# 240sx tranny swap



## 2Fas4U (Aug 28, 2004)

Hello all, I have a few questions about the manual tranny of the S13 240sx (1989). I have an '89 AT and want to do the conversion but was unsure weather the 240 used a Hydraulic clutch or a Cable. also i wanted to know how do the 300zx tranny stack up against the 240's. Will the 300zx tranny fit (i know i'd need adaptor plates made... ect.) but will it sit right in the 240sx? all assistance is welcome, thanks.


----------



## DaCheat (Nov 4, 2004)

2Fas4U said:


> Hello all, I have a few questions about the manual tranny of the S13 240sx (1989). I have an '89 AT and want to do the conversion but was unsure weather the 240 used a Hydraulic clutch or a Cable. also i wanted to know how do the 300zx tranny stack up against the 240's. Will the 300zx tranny fit (i know i'd need adaptor plates made... ect.) but will it sit right in the 240sx? all assistance is welcome, thanks.

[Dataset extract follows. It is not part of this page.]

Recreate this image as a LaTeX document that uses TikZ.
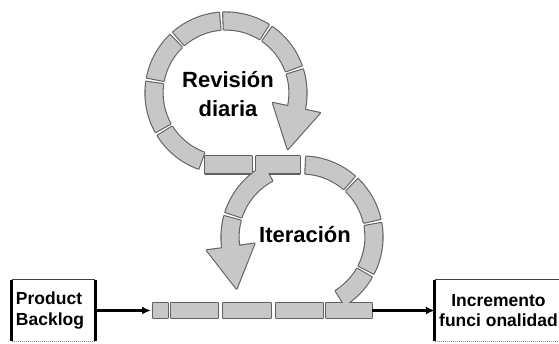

I don't know about the 300ZX tranny due to the V6 block, but most people just swap in an RB series tranny, I think the RB25 Tranny has a reverse synchro etc.
Might be cool to see though!


----------



## K-1 (Jun 15, 2004)

I think all 240's use hydraulic clutches. And your going to want to use a KA tranny.


----------



## bridrive55 (Aug 26, 2004)

K-1 said:


> I think all 240's use hydraulic clutches. And your going to want to use a KA tranny.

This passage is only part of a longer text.